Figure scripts
────────────────

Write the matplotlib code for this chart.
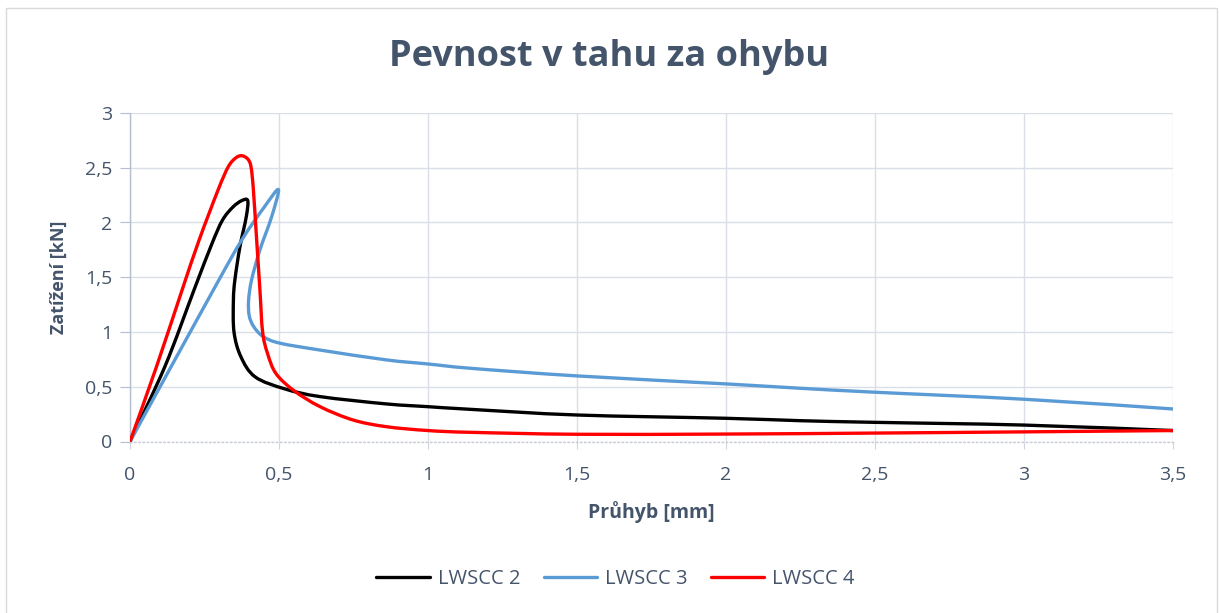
import matplotlib.pyplot as plt
from matplotlib.patches import Rectangle, PathPatch
from matplotlib.path import Path
from matplotlib.lines import Line2D
from matplotlib.ticker import FuncFormatter
import numpy as np

plt.rcParams['font.family'] = ['Open Sans', 'DejaVu Sans']

# LWSCC 2 (black)
x_2 = [0, 0.117, 0.215, 0.274, 0.31, 0.345, 0.375, 0.395, 0.39, 0.369, 0.352, 0.347, 0.349,
       0.372, 0.42, 0.52, 0.638, 0.861, 1.0, 1.141, 1.5, 2.0, 2.25, 2.5, 3.0, 3.5]
y_2 = [0, 0.684, 1.385, 1.8, 2.02, 2.14, 2.2, 2.2, 2.05, 1.78, 1.476, 1.29, 1.0,
       0.775, 0.59, 0.48, 0.41, 0.343, 0.318, 0.294, 0.242, 0.212, 0.19, 0.175, 0.15, 0.1]

# LWSCC 3 (blue)
x_3 = [0, 0.28, 0.375, 0.453, 0.498, 0.475, 0.436, 0.408, 0.398, 0.4, 0.415, 0.447, 0.503,
       0.638, 0.861, 1.0, 1.141, 1.5, 2.0, 2.25, 2.5, 3.0, 3.5]
y_3 = [0, 1.385, 1.84, 2.15, 2.30, 2.05, 1.75, 1.476, 1.29, 1.15, 1.05, 0.958, 0.898,
       0.835, 0.745, 0.708, 0.669, 0.599, 0.526, 0.486, 0.45, 0.386, 0.297]

# LWSCC 4 (red)
x_4 = [0, 0.089, 0.175, 0.232, 0.296, 0.33, 0.355, 0.375, 0.395, 0.406, 0.414, 0.425, 0.436,
       0.445, 0.462, 0.49, 0.55, 0.638, 0.749, 0.861, 1.0, 1.141, 1.5, 2.0, 2.5, 3.0, 3.5]
y_4 = [0, 0.684, 1.385, 1.84, 2.30, 2.51, 2.59, 2.61, 2.58, 2.51, 2.30, 1.84, 1.385,
       1.0, 0.8, 0.62, 0.465, 0.318, 0.196, 0.135, 0.1, 0.084, 0.066, 0.068, 0.077, 0.088, 0.1]

series = [("LWSCC 2", x_2, y_2, "#000000"),
          ("LWSCC 3", x_3, y_3, "#5B9BD5"),
          ("LWSCC 4", x_4, y_4, "#FF0000")]

text_col = "#44546A"
grid_col = "#D9DEE7"


def smooth_path(xs, ys):
    # Excel-like "smoothed line": cubic bezier through the points (Catmull-Rom tangents)
    p = np.column_stack([xs, ys]).astype(float)
    n = len(p)
    verts = [p[0]]
    codes = [Path.MOVETO]
    for i in range(n - 1):
        p0 = p[i - 1] if i > 0 else p[i]
        p3 = p[i + 2] if i + 2 < n else p[i + 1]
        c1 = p[i] + (p[i + 1] - p0) / 6
        c2 = p[i + 1] - (p3 - p[i]) / 6
        verts += [c1, c2, p[i + 1]]
        codes += [Path.CURVE4] * 3
    return Path(verts, codes)


fig = plt.figure(figsize=(12.19, 6.13), dpi=100)
fig.patches.append(Rectangle((6 / 1219, -0.01), 1211 / 1219, 1 - 8 / 613 + 0.01,
                             transform=fig.transFigure, fill=False,
                             edgecolor="#D9D9D9", linewidth=1.0))
ax = fig.add_axes([130 / 1219, 1 - 441.5 / 613, 1043 / 1219, 328.5 / 613])

handles = []
for name, xs, ys, col in series:
    ax.add_patch(PathPatch(smooth_path(xs, ys), fill=False, edgecolor=col, linewidth=2.4,
                           joinstyle="round", capstyle="round", zorder=3))
    handles.append(Line2D([], [], color=col, linewidth=2.4, solid_capstyle="round", label=name))

ax.set_xlim(0, 3.5)
ax.set_ylim(0, 3)
ax.set_xticks(np.arange(0, 3.51, 0.5))
ax.set_yticks(np.arange(0, 3.01, 0.5))
fmt = FuncFormatter(lambda v, p: ("%g" % v).replace(".", ","))
ax.xaxis.set_major_formatter(fmt)
ax.yaxis.set_major_formatter(fmt)
ax.grid(True, color=grid_col, linewidth=1.0, zorder=0)

for s in ["top", "right"]:
    ax.spines[s].set_visible(False)
ax.spines["left"].set_color("#B4BECF")
ax.spines["left"].set_linewidth(1.0)
ax.spines["bottom"].set_color("#C8CCD4")
ax.spines["bottom"].set_linestyle((0, (1, 2)))
ax.spines["bottom"].set_linewidth(1.0)

ax.tick_params(axis="y", length=7, color="#B4BECF", labelsize=14, labelcolor=text_col, pad=6)
ax.tick_params(axis="x", length=5, color="#D0D4DC", labelsize=14, labelcolor=text_col, pad=13)

ax.set_xlabel("Průhyb [mm]", fontsize=14, fontweight="bold", color=text_col, labelpad=12)
ax.set_ylabel("Zatížení [kN]", fontsize=13, fontweight="bold", color=text_col, labelpad=12)

fig.text(0.5, 1 - 57 / 613, "Pevnost v tahu za ohybu", ha="center", va="center",
         fontsize=26, fontweight="bold", color=text_col)

fig.legend(handles=handles, loc="center", bbox_to_anchor=(0.505, 1 - 579 / 613), ncol=3,
           frameon=False, fontsize=14.5, handlelength=2.65, columnspacing=1.15,
           handletextpad=0.4, labelcolor=text_col)

fig.savefig("out.png", dpi=100)
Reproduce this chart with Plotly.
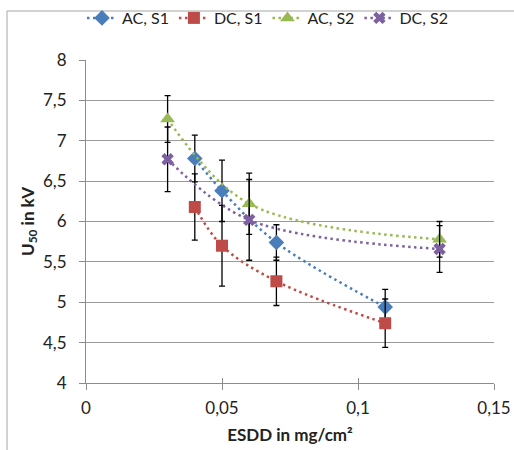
import plotly.graph_objects as go

# Data
x_s1 = [0.04, 0.05, 0.07, 0.11]
ac_s1 = [6.78, 6.38, 5.74, 4.94]
ac_s1_err = [0.29, 0.38, 0.22, 0.22]
dc_s1 = [6.18, 5.70, 5.26, 4.74]
dc_s1_err = [0.41, 0.50, 0.30, 0.30]

x_s2 = [0.03, 0.06, 0.13]
ac_s2 = [7.27, 6.22, 5.78]
ac_s2_err = [0.29, 0.38, 0.22]
dc_s2 = [6.77, 6.02, 5.66]
dc_s2_err = [0.40, 0.50, 0.29]

series = [
    ("AC, S1", x_s1, ac_s1, ac_s1_err, "#4a7ebb", "diamond", 12),
    ("DC, S1", x_s1, dc_s1, dc_s1_err, "#be4b48", "square", 12),
    ("AC, S2", x_s2, ac_s2, ac_s2_err, "#98b954", "triangle-up", 13),
    ("DC, S2", x_s2, dc_s2, dc_s2_err, "#7d60a0", "x", 11),
]

FONT = "Lato, Carlito, Calibri, sans-serif"
FS = 17
AXC = "#8c8c8c"

fig = go.Figure()
for name, xs, ys, errs, color, sym, size in series:
    fig.add_trace(go.Scatter(
        x=xs, y=ys, name=name, mode="lines+markers",
        line=dict(color=color, width=2.5, dash="2.5px,3.5px", shape="spline", smoothing=1.0),
        marker=dict(color=color, symbol=sym, size=size, line=dict(width=0)),
        error_y=dict(type="data", array=errs, visible=True, color="black",
                     thickness=1.3, width=3),
    ))

# invisible helper trace so the overlay axis (inner half of cross ticks) is drawn
fig.add_trace(go.Scatter(x=[None], y=[None], xaxis="x2", showlegend=False,
                         hoverinfo="skip", mode="markers"))

fig.update_layout(
    width=514, height=450,
    margin=dict(l=86, r=20, t=60, b=67, autoexpand=False),
    paper_bgcolor="white", plot_bgcolor="white",
    separators=",.",
    font=dict(family=FONT, size=FS, color="#222222"),
    showlegend=True,
    legend=dict(orientation="h", xref="container", yref="container",
                x=82 / 514, y=1 - 18 / 450, xanchor="left", yanchor="middle",
                font=dict(family=FONT, size=16, color="#222222"),
                itemwidth=30, tracegroupgap=0, bgcolor="rgba(0,0,0,0)"),
    xaxis=dict(range=[0, 0.15], dtick=0.05, tick0=0, showgrid=False,
               showline=True, linecolor=AXC, linewidth=1,
               ticks="outside", ticklen=6, tickcolor=AXC, ticklabelstandoff=4,
               zeroline=False, automargin=False,
               title=dict(text="<b>ESDD in mg/cm²</b>", font=dict(family=FONT, size=FS), standoff=11)),
    xaxis2=dict(overlaying="x", range=[0, 0.15], dtick=0.05, tick0=0, showgrid=False,
                showline=False, ticks="inside", ticklen=5, tickcolor=AXC,
                showticklabels=False, zeroline=False, side="bottom", automargin=False),
    yaxis=dict(range=[4, 8], dtick=0.5, tick0=4, showgrid=True, gridcolor="#9a9a9a",
               gridwidth=1, showline=True, linecolor=AXC, linewidth=1,
               ticks="outside", ticklen=6, tickcolor=AXC, zeroline=False,
               ticklabelstandoff=9, automargin=False,
               title=dict(text="<b>U<sub>50</sub> in kV</b>", font=dict(family=FONT, size=FS), standoff=4)),
    shapes=[dict(type="rect", xref="paper", yref="paper",
                 x0=(7 - 86) / 408, x1=2.0, y0=-1.0, y1=1 + (60 - 11) / 323,
                 line=dict(color="#a6a6a6", width=1), layer="below")],
)

fig.write_html("out.html")
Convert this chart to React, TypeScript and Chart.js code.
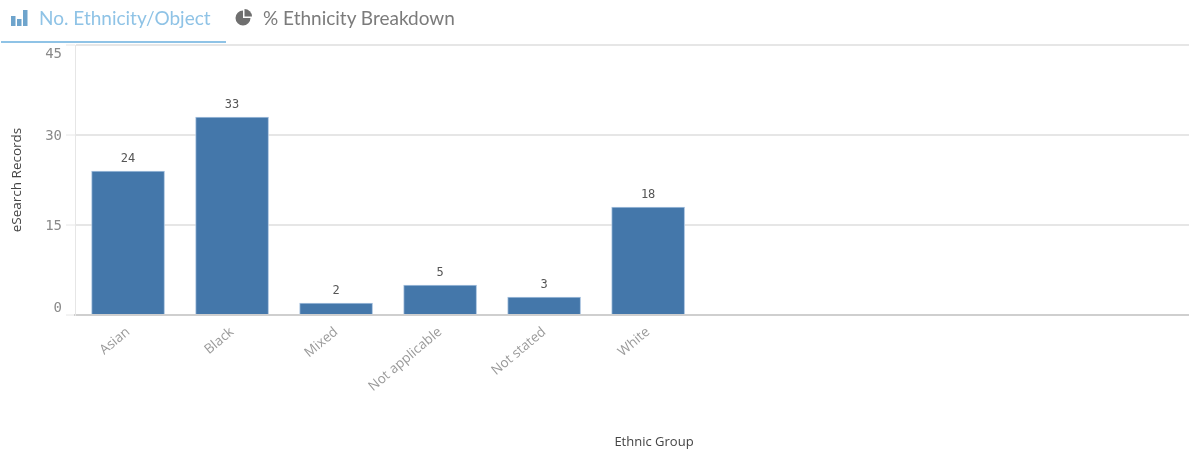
import React, { useEffect, useRef } from "react";
import { Chart, registerables } from "chart.js";

Chart.register(...registerables);

const categories = ["Asian", "Black", "Mixed", "Not applicable", "Not stated", "White"];
const records = [24, 33, 2, 5, 3, 18];
const yTicks = [0, 15, 30, 45];
const yTickNudge = [-7, 1, 1, 9];
const xAxisTitle = "Ethnic Group";
const yAxisTitle = "eSearch Records";
const tabLabels = ["No. Ethnicity/Object", "% Ethnicity Breakdown"];

const monoFont = '"DejaVu Sans Mono", monospace';

// Value labels above the bars, y tick labels pulled inside the axis range, and the x title.
const annotations = {
  id: "annotations",
  afterDatasetsDraw(chart: any) {
    const { ctx, scales } = chart;
    const x = scales.x;
    const y = scales.y;
    ctx.save();
    ctx.textBaseline = "middle";

    ctx.fillStyle = "#555555";
    ctx.textAlign = "center";
    ctx.font = `12px ${monoFont}`;
    records.forEach((v, i) => {
      ctx.fillText(String(v), x.getPixelForValue(i), y.getPixelForValue(v) - 12);
    });

    ctx.fillStyle = "#8a8a8a";
    ctx.textAlign = "right";
    ctx.font = `14px ${monoFont}`;
    yTicks.forEach((v, i) => {
      ctx.fillText(String(v), 62, y.getPixelForValue(v) + yTickNudge[i]);
    });

    ctx.fillStyle = "#444444";
    ctx.textAlign = "center";
    ctx.font = '13px "Open Sans", sans-serif';
    ctx.fillText(xAxisTitle, 654, 442);
    ctx.restore();
  },
};

function ChartIcon({ color }: { color: string }) {
  return (
    <svg width="17" height="16" viewBox="0 0 17 16" style={{ display: "block" }}>
      <rect x="0" y="6" width="4.5" height="10" fill={color} />
      <rect x="6" y="9" width="4.5" height="7" fill={color} />
      <rect x="12" y="0" width="4.5" height="16" fill={color} />
    </svg>
  );
}

function PieIcon({ color }: { color: string }) {
  return (
    <svg width="17" height="17" viewBox="0 0 17 17" style={{ display: "block" }}>
      <path d="M9.5 0 A7.5 7.5 0 0 1 17 7.5 L9.5 7.5 Z" fill={color} />
      <path d="M8 1.5 A7.5 7.5 0 1 0 15.5 9 L8 9 Z" fill={color} />
    </svg>
  );
}

export default function App() {
  const canvasRef = useRef<HTMLCanvasElement>(null);

  useEffect(() => {
    document.body.style.margin = "0";
    const chart = new Chart(canvasRef.current as HTMLCanvasElement, {
      type: "bar",
      data: {
        datasets: [
          {
            data: records.map((v, i) => ({ x: i, y: v })),
            backgroundColor: "#4477aa",
            borderColor: "#a9c3df",
            borderWidth: 1,
            barThickness: 73,
          },
        ],
      },
      plugins: [annotations],
      options: {
        responsive: false,
        animation: false,
        layout: { padding: { top: 45, left: 0, right: 0, bottom: 0 } },
        plugins: { legend: { display: false }, tooltip: { enabled: false } },
        scales: {
          x: {
            type: "linear",
            offset: false,
            min: -0.51,
            max: 10.2,
            afterBuildTicks(scale: any) {
              scale.ticks = categories.map((_, i) => ({ value: i }));
            },
            afterFit(scale: any) {
              scale.height = 139;
            },
            grid: { display: false },
            border: { color: "#cfcfcf", width: 2 },
            ticks: {
              autoSkip: false,
              minRotation: 40,
              maxRotation: 40,
              padding: 1,
              color: "#9a9a9a",
              font: { family: '"Open Sans", sans-serif', size: 13.5 },
              callback: (value: any) => categories[value] ?? "",
            },
          },
          y: {
            min: 0,
            max: 45,
            afterBuildTicks(scale: any) {
              scale.ticks = yTicks.map((value) => ({ value }));
            },
            afterFit(scale: any) {
              scale.width = 75;
            },
            grid: { color: "#e6e6e6", lineWidth: 2, tickLength: 9, tickColor: "#e6e6e6", tickWidth: 1 },
            border: { color: "#e6e6e6", width: 1 },
            ticks: { display: false },
            title: {
              display: true,
              text: yAxisTitle,
              color: "#444444",
              padding: { top: 9, bottom: 0 },
              font: { family: '"Open Sans", sans-serif', size: 13.5 },
            },
          },
        },
      },
    } as any);
    return () => chart.destroy();
  }, []);

  const tabFont = '"Lato", sans-serif';
  return (
    <div style={{ position: "relative", width: 1189, height: 454, background: "#ffffff", overflow: "hidden" }}>
      <canvas ref={canvasRef} width={1189} height={454} style={{ display: "block" }} />
      <div style={{ position: "absolute", left: 11, top: 6, display: "flex", alignItems: "center", gap: 11, color: "#8fc3e6", fontFamily: tabFont, fontSize: 19 }}>
        <ChartIcon color="#6ea4cc" />
        <span>{tabLabels[0]}</span>
      </div>
      <div style={{ position: "absolute", left: 235, top: 6, display: "flex", alignItems: "center", gap: 11, color: "#7b7b7b", fontFamily: tabFont, fontSize: 19 }}>
        <PieIcon color="#6f6f6f" />
        <span>{tabLabels[1]}</span>
      </div>
      <div style={{ position: "absolute", left: 1, top: 41, width: 225, height: 2, background: "#8fc3e6" }} />
    </div>
  );
}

────────────────

● **What this task involves**:
Using the records above, list each line that includes "matplotlib".

● **Solution for this problem**:
Write the matplotlib code for this chart.
import matplotlib.pyplot as plt
from matplotlib.patches import Rectangle, PathPatch
from matplotlib.path import Path
from matplotlib.lines import Line2D
from matplotlib.ticker import FuncFormatter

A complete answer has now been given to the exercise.